A peer-to-peer mesh where machines swap idle AI compute capacity. Here’s the idea,
Your agent is idle right now. Probably.
If you host a VPS or pay subscriptions like Claude Code, Codex, or Cursor, think about the compute cycle. Probably, the most expensive subscription ever paid sits unused.
Meanwhile, at this exact moment, someone eleven time zones away is staring at a rate-limit message in the middle of their workday, waiting for their quota to reset it simple need more agentic computing
We have seen this shape of problem before. In the early 2000s, the resource was bandwidth: everyone had upload capacity sitting idle while everyone wanted download capacity in bursts. BitTorrent’s insight was not really about piracy, it was that a swarm of peers with idle capacity and bursty demand, with no central server, using nothing but a tit-for-tat incentive to keep freeloaders out.
In the modern internet infrastructure the expensive part is usually not Server Send Events. The expensive part is GPU inference.
I’ve been wondering what that looks like for agentic compute time access. So I built a prototype to find out.
The analogy, made precise
In BitTorrent you seed (upload content to others) and leech (download content from others), and the choking algorithm rewards peers who reciprocate. In a capacity mesh, seeding is accepting delegated tasks: your machine advertises “I have Claude Code 2.x installed, I accept jobs up to 300 seconds” and runs strangers’ prompts while you’re not using it. A harness that you don’t subscribe to can hand a task manifest to a peer and get the result back.
Run out of credits? Do some seeding.
The rest of the BitTorrent skeleton translates almost directly. A peer id is the hash of an Ed25519 public key, exactly like a DHT (distributed hash table) node id. There is no tracker: peers find each other by UDP broadcast on the local network, plus a bootstrap list for peers across the internet. Every peer runs identical code — there is no server role anywhere.
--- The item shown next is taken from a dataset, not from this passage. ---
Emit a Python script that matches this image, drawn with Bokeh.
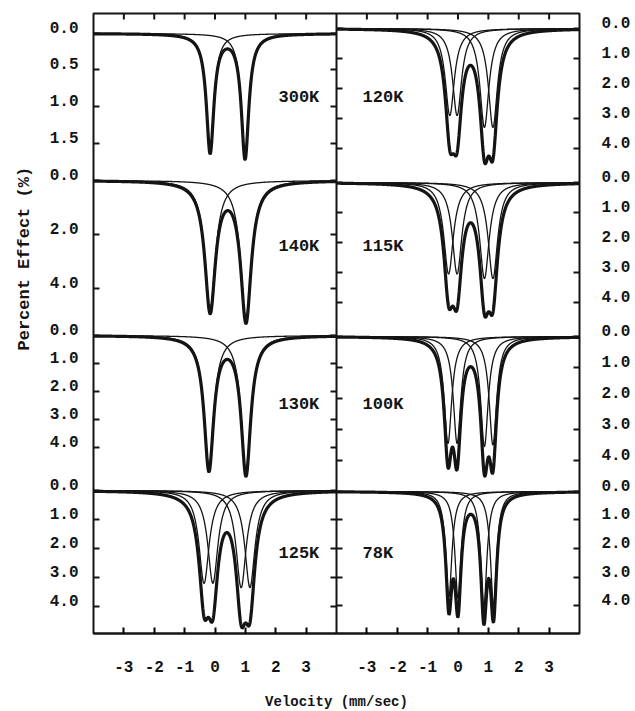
import numpy as np
from bokeh.plotting import figure
from bokeh.models import Range1d, LinearAxis, FixedTicker, Span, Title, ColumnDataSource
from bokeh.embed import file_html
from bokeh.resources import INLINE
from bokeh.core.properties import value

# ---------------- data ----------------
left_temps = ["300K", "140K", "130K", "125K"]
right_temps = ["120K", "115K", "100K", "78K"]

# Lorentzian lines of each fitted spectrum: centre (mm/sec), depth (%), half width (mm/sec)
line_centers = {
    "300K": [-0.16, 0.99],
    "140K": [-0.16, 1.02],
    "130K": [-0.20, 1.02],
    "125K": [-0.36, -0.07, 0.86, 1.15],
    "120K": [-0.27, -0.03, 0.87, 1.15],
    "115K": [-0.31, -0.03, 0.87, 1.15],
    "100K": [-0.33, -0.03, 0.87, 1.15],
    "78K":  [-0.30, 0.00, 0.85, 1.17],
}
line_depths = {
    "300K": [1.62, 1.70],
    "140K": [4.78, 5.15],
    "130K": [4.75, 4.92],
    "125K": [3.20, 3.20, 3.35, 3.35],
    "120K": [2.90, 2.90, 3.30, 3.30],
    "115K": [3.05, 3.05, 3.20, 3.20],
    "100K": [3.45, 3.45, 3.55, 3.50],
    "78K":  [3.70, 3.75, 4.05, 4.00],
}
line_halfwidths = {
    "300K": [0.15, 0.15],
    "140K": [0.21, 0.21],
    "130K": [0.19, 0.19],
    "125K": [0.20, 0.20, 0.20, 0.20],
    "120K": [0.18, 0.18, 0.18, 0.18],
    "115K": [0.19, 0.19, 0.19, 0.19],
    "100K": [0.15, 0.15, 0.15, 0.15],
    "78K":  [0.122, 0.122, 0.122, 0.122],
}

# y ticks (percent effect) of each panel
y_tick_values = {
    "300K": [0.0, 0.5, 1.0, 1.5],
    "140K": [0.0, 2.0, 4.0],
    "130K": [0.0, 1.0, 2.0, 3.0, 4.0],
    "125K": [0.0, 1.0, 2.0, 3.0, 4.0],
    "120K": [0.0, 1.0, 2.0, 3.0, 4.0],
    "115K": [0.0, 1.0, 2.0, 3.0, 4.0],
    "100K": [0.0, 1.0, 2.0, 3.0, 4.0],
    "78K":  [0.0, 1.0, 2.0, 3.0, 4.0],
}
x_tick_values = [-3, -2, -1, 0, 1, 2, 3]
x_tick_labels = ["-3", "-2", "-1", "0", "1", "2", "3"]

# ---------------- layout (pixels inside the frame) ----------------
FRAME_W, FRAME_H = 486, 620
COL_SPAN = 8.0          # velocity span of one column (-4 .. 4)
panel_baseline_px = {"300K": 20, "140K": 167, "130K": 322, "125K": 477,
                     "120K": 15, "115K": 169, "100K": 323, "78K": 478}
panel_px_per_pct = {"300K": 73, "140K": 27, "130K": 28, "125K": 29,
                    "120K": 30, "115K": 30, "100K": 31, "78K": 28.5}
label_row_px = [84, 233, 391, 540]
label_x = [2.09, 4.86]
LABEL_SHIFT = 6
TICK_LEN = 6 * (2 * COL_SPAN) / FRAME_W

FONT = "Liberation Mono"
INK = "#141414"

p = figure(frame_width=FRAME_W, frame_height=FRAME_H,
           x_range=Range1d(-4, 12), y_range=Range1d(FRAME_H, 0),
           y_axis_location=None, toolbar_location=None,
           output_backend="svg", min_border_left=93, min_border_right=56,
           min_border_top=13, min_border_bottom=78)
p.grid.visible = False
p.background_fill_color = "white"
p.border_fill_color = "white"
p.outline_line_color = INK
p.outline_line_width = 2
p.extra_x_ranges = {"right": Range1d(-4 - COL_SPAN, 12 - COL_SPAN)}
p.extra_y_ranges = {"lab": Range1d(FRAME_H + LABEL_SHIFT, LABEL_SHIFT)}

v = np.linspace(-4, 4, 1201)
for col, temps in enumerate([left_temps, right_temps]):
    xr = "default" if col == 0 else "right"
    for t in temps:
        b, s = panel_baseline_px[t], panel_px_per_pct[t]
        p.extra_y_ranges[t] = Range1d((FRAME_H - b) / s, -b / s)
        comps = [d / (1 + ((v - c) / w) ** 2)
                 for c, d, w in zip(line_centers[t], line_depths[t], line_halfwidths[t])]
        for comp in comps:
            p.line(v, comp, x_range_name=xr, y_range_name=t, line_color=INK, line_width=1.3)
        p.line(v, np.sum(comps, axis=0), x_range_name=xr, y_range_name=t,
               line_color=INK, line_width=3.2)

# bottom axis
xt = x_tick_values + [x + COL_SPAN for x in x_tick_values]
xl = x_tick_labels + x_tick_labels
p.xaxis.ticker = FixedTicker(ticks=xt)
p.xaxis.major_label_overrides = dict(zip(xt, xl))
p.xaxis.major_tick_in = 6
p.xaxis.major_tick_out = 0
p.xaxis.minor_tick_line_color = None
p.xaxis.major_tick_line_width = 2
p.xaxis.axis_line_width = 2
p.xaxis.axis_line_color = INK
p.xaxis.major_label_standoff = 27
p.xaxis.major_label_text_font = FONT
p.xaxis.major_label_text_font_size = "16px"
p.xaxis.major_label_text_font_style = "bold"
p.xaxis.major_label_text_color = INK
p.xaxis.axis_label = "Velocity (mm/sec)"
p.xaxis.axis_label_standoff = 19
p.xaxis.axis_label_text_font = FONT
p.xaxis.axis_label_text_font_size = "14px"
p.xaxis.axis_label_text_font_style = "bold"
p.xaxis.axis_label_text_color = INK

def tick_pos(temps):
    pos, lab = [], []
    for t in temps:
        for yv in y_tick_values[t]:
            pos.append(int(round(panel_baseline_px[t] + yv * panel_px_per_pct[t])))
            lab.append(f"{yv:.1f}")
    return pos, lab

lpos, llab = tick_pos(left_temps)
rpos, rlab = tick_pos(right_temps)

for side, pos, lab, standoff in [("left", lpos, llab, 15), ("right", rpos, rlab, 22)]:
    ax = LinearAxis(y_range_name="lab", ticker=FixedTicker(ticks=pos),
                    major_label_overrides=dict(zip(pos, lab)),
                    major_tick_line_color=None, minor_tick_line_color=None,
                    major_tick_in=0, major_tick_out=0, minor_tick_in=0, minor_tick_out=0,
                    axis_line_color=None, major_label_standoff=standoff,
                    major_label_text_font=FONT, major_label_text_font_size="16px",
                    major_label_text_font_style="bold", major_label_text_color=INK)
    p.add_layout(ax, side)

# y-axis title, placed along the left margin
p.add_layout(Title(text="Percent Effect (%)", align="left", offset=283,
                   vertical_align="top", standoff=22,
                   text_font=FONT, text_font_size="17px", text_font_style="bold",
                   text_color=INK), "left")

# inward tick marks on the frame edges and on the central divider
tx0, tx1, ty = [], [], []
for pos_list, x_edge, direction in [(lpos, -4, 1), (lpos, 4, -1), (rpos, 4, 1), (rpos, 12, -1)]:
    for y in pos_list:
        tx0.append(x_edge)
        tx1.append(x_edge + direction * TICK_LEN)
        ty.append(y)
p.segment(x0=tx0, x1=tx1, y0=ty, y1=ty, line_color=INK, line_width=2)
p.segment(x0=xt, x1=xt, y0=[0] * len(xt), y1=[6] * len(xt), line_color=INK, line_width=2)

p.add_layout(Span(location=4, dimension="height", line_color=INK, line_width=2))

# temperature labels
lab_src = ColumnDataSource(dict(
    x=[label_x[0]] * 4 + [label_x[1]] * 4,
    y=label_row_px * 2,
    text=left_temps + right_temps))
p.text(x="x", y="y", text="text", source=lab_src, text_font=value(FONT),
       text_font_size="17px", text_font_style="bold", text_color=INK,
       text_align="left", text_baseline="middle")

open("out.html", "w").write(file_html(p, INLINE))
And all swarm state is rebuildable from gossip: kill a peer, wipe its peer table, restart it, and it relearns the swarm within one beacon interval.
Why this matters
The point of this experiment is not that everyone should run strangers’ code on their laptop. Most people should not.
The point is that coding agents change the shape of software work. They make more work delegatable. They produce artifacts that can be inspected. They can run in constrained environments. They can attempt tasks in parallel. They can fail cheaply.
That creates a new economic question.
If agentic work can be packaged, routed, sandboxed, and verified, does software development teams can start to develop its own peer to peer market?
Maybe individually altruistic hardware accessibility still matters. Maybe provider policies make this impossible. Maybe the useful version only works inside companies, teams, universities, or trusted clusters.
But the question feels worth asking.
Because your coding agent is idle right now.
And somewhere else, someone has a prompt waiting.